**The exercise:**
Copy out every line exactly, passing over the pictures.

┌─ Source excerpt

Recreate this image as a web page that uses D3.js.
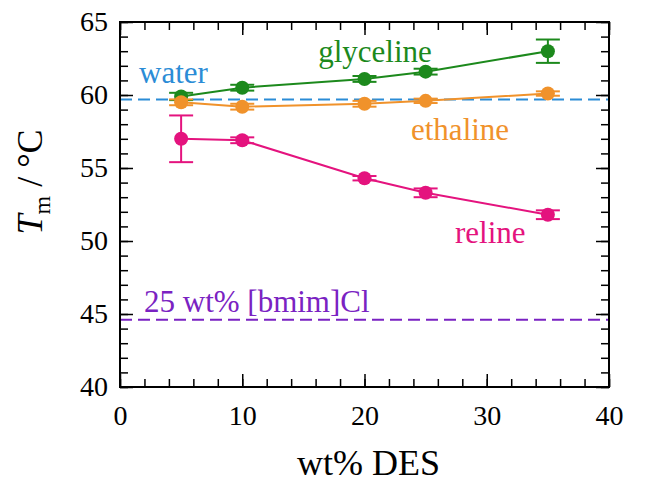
<!DOCTYPE html>
<html><head><meta charset="utf-8">
<script src="https://cdn.jsdelivr.net/npm/d3@7"></script>
<style>body{margin:0;background:#fff}text{font-family:"Liberation Serif","Times New Roman",serif}</style>
</head><body><svg id="c" width="656" height="484"></svg>
<script>
const xVals = [5, 10, 20, 25, 35];
const glyceline = [59.9, 60.5, 61.1, 61.6, 63.0];
const glycelineErr = [0.25, 0.2, 0.2, 0.2, 0.8];
const ethaline = [59.5, 59.2, 59.4, 59.6, 60.1];
const ethalineErr = [0.2, 0.2, 0.2, 0.15, 0.15];
const reline = [57.0, 56.9, 54.3, 53.3, 51.8];
const relineErr = [1.6, 0.2, 0.15, 0.3, 0.3];
const waterTm = 59.7;
const bmimTm = 44.6;
const xTicks = [0, 10, 20, 30, 40];
const yTicks = [40, 45, 50, 55, 60, 65];

const svg = d3.select("#c");
const L = 120, R = 609, T = 22, B = 387;
const x = d3.scaleLinear().domain([0, 40]).range([L, R]);
const y = d3.scaleLinear().domain([40, 65]).range([B, T]);

const cols = {gly: "#1c891c", eth: "#f0922b", rel: "#e4137e", water: "#2b8cd6", bmim: "#7a22c2"};

// reference lines
svg.append("line").attr("x1", x(0)).attr("x2", x(40)).attr("y1", y(waterTm)).attr("y2", y(waterTm))
  .attr("stroke", cols.water).attr("stroke-width", 2).attr("stroke-dasharray", "12,6");
svg.append("line").attr("x1", x(0)).attr("x2", x(40)).attr("y1", y(bmimTm)).attr("y2", y(bmimTm))
  .attr("stroke", cols.bmim).attr("stroke-width", 2).attr("stroke-dasharray", "12,6");

// axes with inward ticks
const minorX = d3.range(0, 41, 2), minorY = d3.range(40, 66, 1);
function tickAxis(axisFn, scale, vals, size, tr) {
  svg.append("g").attr("transform", tr)
    .call(axisFn(scale).tickValues(vals).tickSize(size).tickFormat(""))
    .call(g => { g.select(".domain").remove(); g.selectAll("line").attr("stroke", "#000").attr("stroke-width", 1.5); });
}
tickAxis(d3.axisTop, x, minorX, 8, `translate(0,${B})`);
tickAxis(d3.axisTop, x, xTicks, 13, `translate(0,${B})`);
tickAxis(d3.axisBottom, x, minorX, 8, `translate(0,${T})`);
tickAxis(d3.axisBottom, x, xTicks, 13, `translate(0,${T})`);
tickAxis(d3.axisRight, y, minorY, 8, `translate(${L},0)`);
tickAxis(d3.axisRight, y, yTicks, 13, `translate(${L},0)`);
tickAxis(d3.axisLeft, y, minorY, 8, `translate(${R},0)`);
tickAxis(d3.axisLeft, y, yTicks, 13, `translate(${R},0)`);

svg.append("rect").attr("x", L).attr("y", T).attr("width", R - L).attr("height", B - T)
  .attr("fill", "none").attr("stroke", "#000").attr("stroke-width", 2);

// tick labels
svg.append("g").attr("transform", `translate(0,${B})`)
  .call(d3.axisBottom(x).tickValues(xTicks).tickSize(0).tickPadding(18))
  .call(g => { g.select(".domain").remove(); g.selectAll("text").attr("font-size", 28).attr("fill", "#000").attr("font-family", "Liberation Serif"); });
svg.append("g").attr("transform", `translate(${L},0)`)
  .call(d3.axisLeft(y).tickValues(yTicks).tickSize(0).tickPadding(12))
  .call(g => { g.select(".domain").remove(); g.selectAll("text").attr("font-size", 28).attr("fill", "#000").attr("font-family", "Liberation Serif"); });

// series
const series = [
  {v: glyceline, e: glycelineErr, c: cols.gly},
  {v: ethaline, e: ethalineErr, c: cols.eth},
  {v: reline, e: relineErr, c: cols.rel}
];
const line = d3.line().x((d, i) => x(xVals[i])).y(d => y(d));
series.forEach(s => {
  svg.append("path").attr("d", line(s.v)).attr("fill", "none").attr("stroke", s.c).attr("stroke-width", 2);
  const g = svg.append("g");
  s.v.forEach((v, i) => {
    const cx = x(xVals[i]);
    g.append("line").attr("x1", cx).attr("x2", cx).attr("y1", y(v - s.e[i])).attr("y2", y(v + s.e[i])).attr("stroke", s.c).attr("stroke-width", 2);
    [v - s.e[i], v + s.e[i]].forEach(yy => g.append("line").attr("x1", cx - 12).attr("x2", cx + 12).attr("y1", y(yy)).attr("y2", y(yy)).attr("stroke", s.c).attr("stroke-width", 2));
    g.append("circle").attr("cx", cx).attr("cy", y(v)).attr("r", 7).attr("fill", s.c);
  });
});

// annotations
const ann = [
  {t: "glyceline", x: 375, y: 62, c: cols.gly, a: "middle"},
  {t: "water", x: 139, y: 83, c: cols.water, a: "start"},
  {t: "ethaline", x: 411, y: 140, c: cols.eth, a: "start"},
  {t: "reline", x: 455, y: 243, c: cols.rel, a: "start"},
  {t: "25 wt% [bmim]Cl", x: 144, y: 312, c: cols.bmim, a: "start"}
];
ann.forEach(a => svg.append("text").attr("x", a.x).attr("y", a.y).attr("fill", a.c)
  .attr("font-size", 31).attr("text-anchor", a.a).text(a.t));

// axis titles
svg.append("text").attr("x", (L + R) / 2 + 4).attr("y", 475).attr("text-anchor", "middle").attr("font-size", 36).text("wt% DES");
const yt = svg.append("text").attr("transform", `translate(42,182) rotate(-90)`).attr("text-anchor", "middle").attr("font-size", 36);
yt.append("tspan").attr("font-style", "italic").text("T");
yt.append("tspan").attr("font-size", 24).attr("dy", 8).text("m");
yt.append("tspan").attr("dy", -8).text(" / °C");
</script></body></html>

└─

**The output:**
Recreate this image as a web page that uses D3.js.
<!DOCTYPE html>
<html><head><meta charset="utf-8">
<script src="https://cdn.jsdelivr.net/npm/d3@7"></script>
<style>body{margin:0;background:#fff}text{font-family:"Liberation Serif","Times New Roman",serif}</style>
</head><body><svg id="c" width="656" height="484"></svg>
<script>
const xVals = [5, 10, 20, 25, 35];
const glyceline = [59.9, 60.5, 61.1, 61.6, 63.0];
const glycelineErr = [0.25, 0.2, 0.2, 0.2, 0.8];
const ethaline = [59.5, 59.2, 59.4, 59.6, 60.1];
const ethalineErr = [0.2, 0.2, 0.2, 0.15, 0.15];
const reline = [57.0, 56.9, 54.3, 53.3, 51.8];
const relineErr = [1.6, 0.2, 0.15, 0.3, 0.3];
const waterTm = 59.7;
const bmimTm = 44.6;
const xTicks = [0, 10, 20, 30, 40];
const yTicks = [40, 45, 50, 55, 60, 65];

const svg = d3.select("#c");
const L = 120, R = 609, T = 22, B = 387;
const x = d3.scaleLinear().domain([0, 40]).range([L, R]);
const y = d3.scaleLinear().domain([40, 65]).range([B, T]);

const cols = {gly: "#1c891c", eth: "#f0922b", rel: "#e4137e", water: "#2b8cd6", bmim: "#7a22c2"};

// reference lines
svg.append("line").attr("x1", x(0)).attr("x2", x(40)).attr("y1", y(waterTm)).attr("y2", y(waterTm))
  .attr("stroke", cols.water).attr("stroke-width", 2).attr("stroke-dasharray", "12,6");
svg.append("line").attr("x1", x(0)).attr("x2", x(40)).attr("y1", y(bmimTm)).attr("y2", y(bmimTm))
  .attr("stroke", cols.bmim).attr("stroke-width", 2).attr("stroke-dasharray", "12,6");

// axes with inward ticks
const minorX = d3.range(0, 41, 2), minorY = d3.range(40, 66, 1);
function tickAxis(axisFn, scale, vals, size, tr) {
  svg.append("g").attr("transform", tr)
    .call(axisFn(scale).tickValues(vals).tickSize(size).tickFormat(""))
    .call(g => { g.select(".domain").remove(); g.selectAll("line").attr("stroke", "#000").attr("stroke-width", 1.5); });
}
tickAxis(d3.axisTop, x, minorX, 8, `translate(0,${B})`);
tickAxis(d3.axisTop, x, xTicks, 13, `translate(0,${B})`);
tickAxis(d3.axisBottom, x, minorX, 8, `translate(0,${T})`);
tickAxis(d3.axisBottom, x, xTicks, 13, `translate(0,${T})`);
tickAxis(d3.axisRight, y, minorY, 8, `translate(${L},0)`);
tickAxis(d3.axisRight, y, yTicks, 13, `translate(${L},0)`);
tickAxis(d3.axisLeft, y, minorY, 8, `translate(${R},0)`);
tickAxis(d3.axisLeft, y, yTicks, 13, `translate(${R},0)`);

svg.append("rect").attr("x", L).attr("y", T).attr("width", R - L).attr("height", B - T)
  .attr("fill", "none").attr("stroke", "#000").attr("stroke-width", 2);

// tick labels
svg.append("g").attr("transform", `translate(0,${B})`)
  .call(d3.axisBottom(x).tickValues(xTicks).tickSize(0).tickPadding(18))
  .call(g => { g.select(".domain").remove(); g.selectAll("text").attr("font-size", 28).attr("fill", "#000").attr("font-family", "Liberation Serif"); });
svg.append("g").attr("transform", `translate(${L},0)`)
  .call(d3.axisLeft(y).tickValues(yTicks).tickSize(0).tickPadding(12))
  .call(g => { g.select(".domain").remove(); g.selectAll("text").attr("font-size", 28).attr("fill", "#000").attr("font-family", "Liberation Serif"); });

// series
const series = [
  {v: glyceline, e: glycelineErr, c: cols.gly},
  {v: ethaline, e: ethalineErr, c: cols.eth},
  {v: reline, e: relineErr, c: cols.rel}
];
const line = d3.line().x((d, i) => x(xVals[i])).y(d => y(d));
series.forEach(s => {
  svg.append("path").attr("d", line(s.v)).attr("fill", "none").attr("stroke", s.c).attr("stroke-width", 2);
  const g = svg.append("g");
  s.v.forEach((v, i) => {
    const cx = x(xVals[i]);
    g.append("line").attr("x1", cx).attr("x2", cx).attr("y1", y(v - s.e[i])).attr("y2", y(v + s.e[i])).attr("stroke", s.c).attr("stroke-width", 2);
    [v - s.e[i], v + s.e[i]].forEach(yy => g.append("line").attr("x1", cx - 12).attr("x2", cx + 12).attr("y1", y(yy)).attr("y2", y(yy)).attr("stroke", s.c).attr("stroke-width", 2));
    g.append("circle").attr("cx", cx).attr("cy", y(v)).attr("r", 7).attr("fill", s.c);
  });
});

// annotations
const ann = [
  {t: "glyceline", x: 375, y: 62, c: cols.gly, a: "middle"},
  {t: "water", x: 139, y: 83, c: cols.water, a: "start"},
  {t: "ethaline", x: 411, y: 140, c: cols.eth, a: "start"},
  {t: "reline", x: 455, y: 243, c: cols.rel, a: "start"},
  {t: "25 wt% [bmim]Cl", x: 144, y: 312, c: cols.bmim, a: "start"}
];
ann.forEach(a => svg.append("text").attr("x", a.x).attr("y", a.y).attr("fill", a.c)
  .attr("font-size", 31).attr("text-anchor", a.a).text(a.t));

// axis titles
svg.append("text").attr("x", (L + R) / 2 + 4).attr("y", 475).attr("text-anchor", "middle").attr("font-size", 36).text("wt% DES");
const yt = svg.append("text").attr("transform", `translate(42,182) rotate(-90)`).attr("text-anchor", "middle").attr("font-size", 36);
yt.append("tspan").attr("font-style", "italic").text("T");
yt.append("tspan").attr("font-size", 24).attr("dy", 8).text("m");
yt.append("tspan").attr("dy", -8).text(" / °C");
</script></body></html>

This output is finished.